— START Input rows —

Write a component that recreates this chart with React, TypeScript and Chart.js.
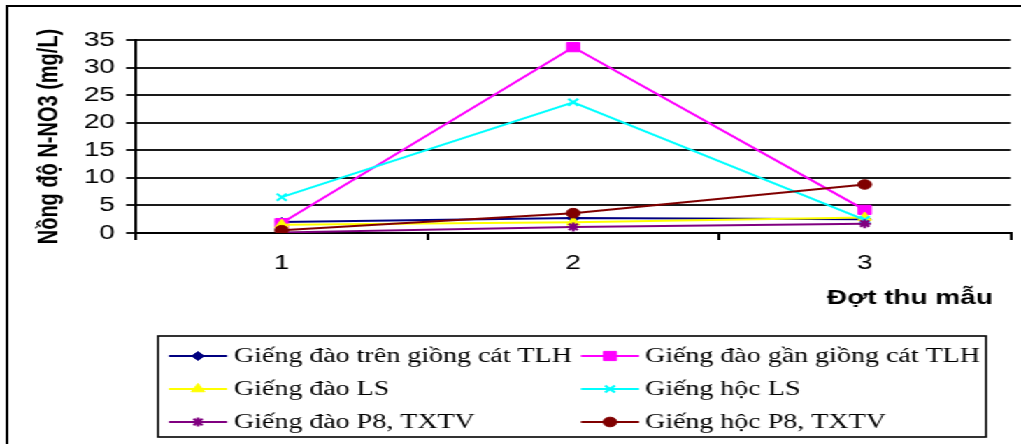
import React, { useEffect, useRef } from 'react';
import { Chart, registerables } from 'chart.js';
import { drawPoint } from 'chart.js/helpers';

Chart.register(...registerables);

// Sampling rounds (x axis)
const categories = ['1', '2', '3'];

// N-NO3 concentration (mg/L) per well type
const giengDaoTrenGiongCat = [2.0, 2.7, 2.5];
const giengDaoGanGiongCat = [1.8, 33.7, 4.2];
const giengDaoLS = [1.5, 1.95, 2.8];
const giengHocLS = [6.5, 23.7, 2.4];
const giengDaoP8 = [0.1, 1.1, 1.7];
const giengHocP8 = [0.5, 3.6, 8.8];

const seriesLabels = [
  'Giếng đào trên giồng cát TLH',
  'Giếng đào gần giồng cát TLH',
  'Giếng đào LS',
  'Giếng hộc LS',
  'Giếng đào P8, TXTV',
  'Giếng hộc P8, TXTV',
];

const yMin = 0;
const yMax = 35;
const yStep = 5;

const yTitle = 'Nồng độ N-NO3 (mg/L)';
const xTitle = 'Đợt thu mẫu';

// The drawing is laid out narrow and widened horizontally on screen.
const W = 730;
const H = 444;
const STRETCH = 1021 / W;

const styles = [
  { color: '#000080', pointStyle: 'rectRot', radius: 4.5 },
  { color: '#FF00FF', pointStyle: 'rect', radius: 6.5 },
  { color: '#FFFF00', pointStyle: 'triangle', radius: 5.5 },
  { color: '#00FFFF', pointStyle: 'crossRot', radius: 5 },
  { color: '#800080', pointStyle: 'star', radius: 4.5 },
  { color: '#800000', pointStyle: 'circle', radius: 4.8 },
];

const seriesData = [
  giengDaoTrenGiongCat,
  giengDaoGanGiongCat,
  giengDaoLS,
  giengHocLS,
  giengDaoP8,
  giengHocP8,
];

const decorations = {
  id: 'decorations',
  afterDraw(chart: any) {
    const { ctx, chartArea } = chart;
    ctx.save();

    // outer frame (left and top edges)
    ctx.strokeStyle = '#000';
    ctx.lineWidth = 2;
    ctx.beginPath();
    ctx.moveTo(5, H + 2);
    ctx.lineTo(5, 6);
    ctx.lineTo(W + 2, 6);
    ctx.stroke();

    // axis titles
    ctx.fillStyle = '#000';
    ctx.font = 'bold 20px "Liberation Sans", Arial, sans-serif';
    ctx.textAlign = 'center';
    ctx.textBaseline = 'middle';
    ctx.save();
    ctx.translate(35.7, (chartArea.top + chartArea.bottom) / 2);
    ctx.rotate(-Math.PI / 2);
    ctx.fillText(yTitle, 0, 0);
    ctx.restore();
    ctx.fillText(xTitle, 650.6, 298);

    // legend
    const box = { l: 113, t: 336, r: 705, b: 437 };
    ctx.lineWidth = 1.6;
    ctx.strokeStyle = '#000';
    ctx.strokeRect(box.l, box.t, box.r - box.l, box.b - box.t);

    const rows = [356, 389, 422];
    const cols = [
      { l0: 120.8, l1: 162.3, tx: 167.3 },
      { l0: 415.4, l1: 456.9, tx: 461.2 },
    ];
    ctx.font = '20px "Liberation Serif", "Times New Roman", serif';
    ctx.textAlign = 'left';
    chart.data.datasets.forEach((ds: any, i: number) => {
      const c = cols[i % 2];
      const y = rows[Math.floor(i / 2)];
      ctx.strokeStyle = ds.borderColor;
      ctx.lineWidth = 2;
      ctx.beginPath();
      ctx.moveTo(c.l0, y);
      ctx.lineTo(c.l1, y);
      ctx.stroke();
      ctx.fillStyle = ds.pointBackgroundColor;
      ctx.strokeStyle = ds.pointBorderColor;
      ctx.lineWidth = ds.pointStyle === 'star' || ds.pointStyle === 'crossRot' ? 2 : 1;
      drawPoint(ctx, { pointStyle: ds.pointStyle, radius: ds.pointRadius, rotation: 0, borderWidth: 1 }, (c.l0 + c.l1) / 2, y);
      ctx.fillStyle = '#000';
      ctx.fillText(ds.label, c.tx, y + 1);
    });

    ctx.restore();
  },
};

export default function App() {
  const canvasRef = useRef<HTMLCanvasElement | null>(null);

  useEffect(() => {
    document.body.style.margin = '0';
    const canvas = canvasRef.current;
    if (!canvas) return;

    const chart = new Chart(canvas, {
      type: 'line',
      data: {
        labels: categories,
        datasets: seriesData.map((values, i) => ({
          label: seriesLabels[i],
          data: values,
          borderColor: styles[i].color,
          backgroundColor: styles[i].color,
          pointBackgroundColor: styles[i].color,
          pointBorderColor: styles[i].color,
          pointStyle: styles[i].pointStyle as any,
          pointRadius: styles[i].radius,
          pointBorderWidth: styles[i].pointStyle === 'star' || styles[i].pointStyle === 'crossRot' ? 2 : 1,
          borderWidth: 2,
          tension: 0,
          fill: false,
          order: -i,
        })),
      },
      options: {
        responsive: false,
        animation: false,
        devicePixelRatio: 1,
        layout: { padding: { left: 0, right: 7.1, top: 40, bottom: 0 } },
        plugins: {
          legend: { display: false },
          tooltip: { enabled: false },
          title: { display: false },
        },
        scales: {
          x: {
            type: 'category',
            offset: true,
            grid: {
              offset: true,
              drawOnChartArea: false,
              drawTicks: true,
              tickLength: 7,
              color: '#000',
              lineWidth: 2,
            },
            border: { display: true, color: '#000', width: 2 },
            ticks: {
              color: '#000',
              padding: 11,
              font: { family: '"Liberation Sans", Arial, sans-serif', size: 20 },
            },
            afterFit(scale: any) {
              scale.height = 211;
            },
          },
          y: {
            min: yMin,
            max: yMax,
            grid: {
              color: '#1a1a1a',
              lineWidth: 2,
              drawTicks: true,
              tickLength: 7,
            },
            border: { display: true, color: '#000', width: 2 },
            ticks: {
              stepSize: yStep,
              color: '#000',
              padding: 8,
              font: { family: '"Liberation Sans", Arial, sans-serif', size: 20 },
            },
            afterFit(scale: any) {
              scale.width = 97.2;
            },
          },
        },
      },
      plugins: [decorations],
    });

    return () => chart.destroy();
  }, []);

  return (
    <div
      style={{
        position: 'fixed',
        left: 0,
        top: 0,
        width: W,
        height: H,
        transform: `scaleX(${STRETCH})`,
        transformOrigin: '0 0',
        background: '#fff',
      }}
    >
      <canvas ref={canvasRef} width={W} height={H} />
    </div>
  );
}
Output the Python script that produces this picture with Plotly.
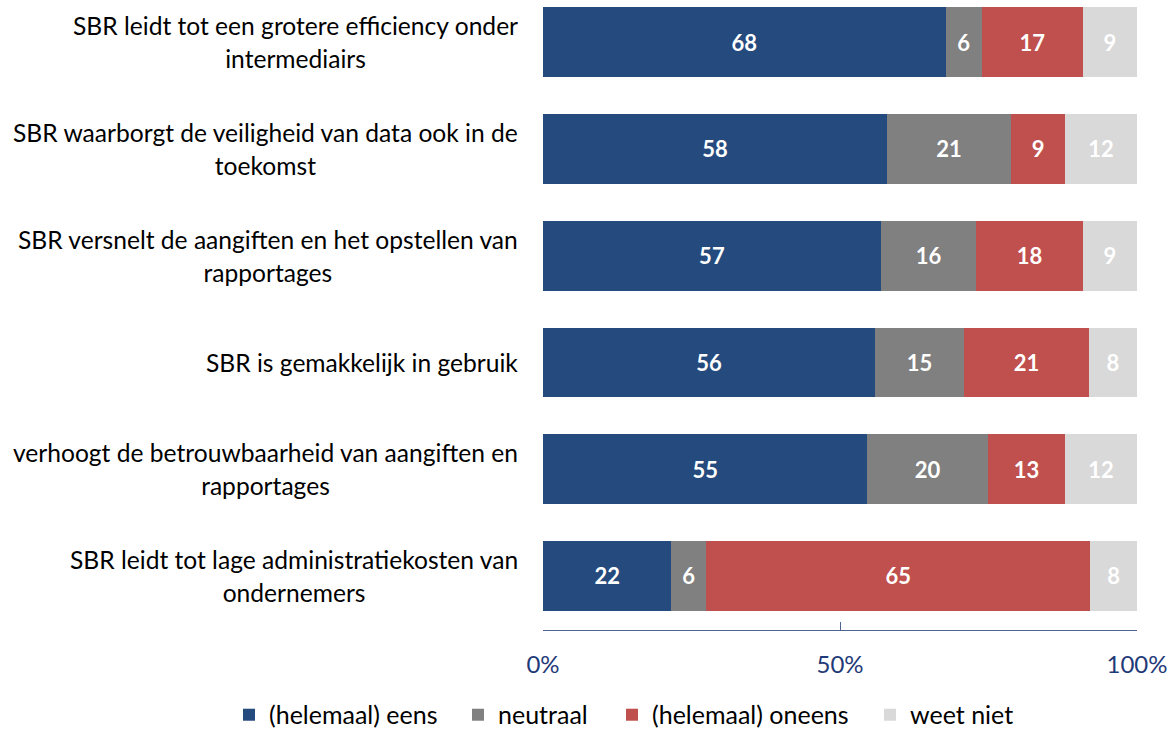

— END Input rows —

● Problem description: Give all the lines above again, character for character, without pictures.

● The result:
Write a component that recreates this chart with React, TypeScript and Chart.js.
import React, { useEffect, useRef } from 'react';
import { Chart, registerables } from 'chart.js';
import { drawPoint } from 'chart.js/helpers';

Chart.register(...registerables);

// Sampling rounds (x axis)
const categories = ['1', '2', '3'];

// N-NO3 concentration (mg/L) per well type
const giengDaoTrenGiongCat = [2.0, 2.7, 2.5];
const giengDaoGanGiongCat = [1.8, 33.7, 4.2];
const giengDaoLS = [1.5, 1.95, 2.8];
const giengHocLS = [6.5, 23.7, 2.4];
const giengDaoP8 = [0.1, 1.1, 1.7];
const giengHocP8 = [0.5, 3.6, 8.8];

const seriesLabels = [
  'Giếng đào trên giồng cát TLH',
  'Giếng đào gần giồng cát TLH',
  'Giếng đào LS',
  'Giếng hộc LS',
  'Giếng đào P8, TXTV',
  'Giếng hộc P8, TXTV',
];

const yMin = 0;
const yMax = 35;
const yStep = 5;

const yTitle = 'Nồng độ N-NO3 (mg/L)';
const xTitle = 'Đợt thu mẫu';

// The drawing is laid out narrow and widened horizontally on screen.
const W = 730;
const H = 444;
const STRETCH = 1021 / W;

const styles = [
  { color: '#000080', pointStyle: 'rectRot', radius: 4.5 },
  { color: '#FF00FF', pointStyle: 'rect', radius: 6.5 },
  { color: '#FFFF00', pointStyle: 'triangle', radius: 5.5 },
  { color: '#00FFFF', pointStyle: 'crossRot', radius: 5 },
  { color: '#800080', pointStyle: 'star', radius: 4.5 },
  { color: '#800000', pointStyle: 'circle', radius: 4.8 },
];

const seriesData = [
  giengDaoTrenGiongCat,
  giengDaoGanGiongCat,
  giengDaoLS,
  giengHocLS,
  giengDaoP8,
  giengHocP8,
];

const decorations = {
  id: 'decorations',
  afterDraw(chart: any) {
    const { ctx, chartArea } = chart;
    ctx.save();

    // outer frame (left and top edges)
    ctx.strokeStyle = '#000';
    ctx.lineWidth = 2;
    ctx.beginPath();
    ctx.moveTo(5, H + 2);
    ctx.lineTo(5, 6);
    ctx.lineTo(W + 2, 6);
    ctx.stroke();

    // axis titles
    ctx.fillStyle = '#000';
    ctx.font = 'bold 20px "Liberation Sans", Arial, sans-serif';
    ctx.textAlign = 'center';
    ctx.textBaseline = 'middle';
    ctx.save();
    ctx.translate(35.7, (chartArea.top + chartArea.bottom) / 2);
    ctx.rotate(-Math.PI / 2);
    ctx.fillText(yTitle, 0, 0);
    ctx.restore();
    ctx.fillText(xTitle, 650.6, 298);

    // legend
    const box = { l: 113, t: 336, r: 705, b: 437 };
    ctx.lineWidth = 1.6;
    ctx.strokeStyle = '#000';
    ctx.strokeRect(box.l, box.t, box.r - box.l, box.b - box.t);

    const rows = [356, 389, 422];
    const cols = [
      { l0: 120.8, l1: 162.3, tx: 167.3 },
      { l0: 415.4, l1: 456.9, tx: 461.2 },
    ];
    ctx.font = '20px "Liberation Serif", "Times New Roman", serif';
    ctx.textAlign = 'left';
    chart.data.datasets.forEach((ds: any, i: number) => {
      const c = cols[i % 2];
      const y = rows[Math.floor(i / 2)];
      ctx.strokeStyle = ds.borderColor;
      ctx.lineWidth = 2;
      ctx.beginPath();
      ctx.moveTo(c.l0, y);
      ctx.lineTo(c.l1, y);
      ctx.stroke();
      ctx.fillStyle = ds.pointBackgroundColor;
      ctx.strokeStyle = ds.pointBorderColor;
      ctx.lineWidth = ds.pointStyle === 'star' || ds.pointStyle === 'crossRot' ? 2 : 1;
      drawPoint(ctx, { pointStyle: ds.pointStyle, radius: ds.pointRadius, rotation: 0, borderWidth: 1 }, (c.l0 + c.l1) / 2, y);
      ctx.fillStyle = '#000';
      ctx.fillText(ds.label, c.tx, y + 1);
    });

    ctx.restore();
  },
};

export default function App() {
  const canvasRef = useRef<HTMLCanvasElement | null>(null);

  useEffect(() => {
    document.body.style.margin = '0';
    const canvas = canvasRef.current;
    if (!canvas) return;

    const chart = new Chart(canvas, {
      type: 'line',
      data: {
        labels: categories,
        datasets: seriesData.map((values, i) => ({
          label: seriesLabels[i],
          data: values,
          borderColor: styles[i].color,
          backgroundColor: styles[i].color,
          pointBackgroundColor: styles[i].color,
          pointBorderColor: styles[i].color,
          pointStyle: styles[i].pointStyle as any,
          pointRadius: styles[i].radius,
          pointBorderWidth: styles[i].pointStyle === 'star' || styles[i].pointStyle === 'crossRot' ? 2 : 1,
          borderWidth: 2,
          tension: 0,
          fill: false,
          order: -i,
        })),
      },
      options: {
        responsive: false,
        animation: false,
        devicePixelRatio: 1,
        layout: { padding: { left: 0, right: 7.1, top: 40, bottom: 0 } },
        plugins: {
          legend: { display: false },
          tooltip: { enabled: false },
          title: { display: false },
        },
        scales: {
          x: {
            type: 'category',
            offset: true,
            grid: {
              offset: true,
              drawOnChartArea: false,
              drawTicks: true,
              tickLength: 7,
              color: '#000',
              lineWidth: 2,
            },
            border: { display: true, color: '#000', width: 2 },
            ticks: {
              color: '#000',
              padding: 11,
              font: { family: '"Liberation Sans", Arial, sans-serif', size: 20 },
            },
            afterFit(scale: any) {
              scale.height = 211;
            },
          },
          y: {
            min: yMin,
            max: yMax,
            grid: {
              color: '#1a1a1a',
              lineWidth: 2,
              drawTicks: true,
              tickLength: 7,
            },
            border: { display: true, color: '#000', width: 2 },
            ticks: {
              stepSize: yStep,
              color: '#000',
              padding: 8,
              font: { family: '"Liberation Sans", Arial, sans-serif', size: 20 },
            },
            afterFit(scale: any) {
              scale.width = 97.2;
            },
          },
        },
      },
      plugins: [decorations],
    });

    return () => chart.destroy();
  }, []);

  return (
    <div
      style={{
        position: 'fixed',
        left: 0,
        top: 0,
        width: W,
        height: H,
        transform: `scaleX(${STRETCH})`,
        transformOrigin: '0 0',
        background: '#fff',
      }}
    >
      <canvas ref={canvasRef} width={W} height={H} />
    </div>
  );
}
Output the Python script that produces this picture with Plotly.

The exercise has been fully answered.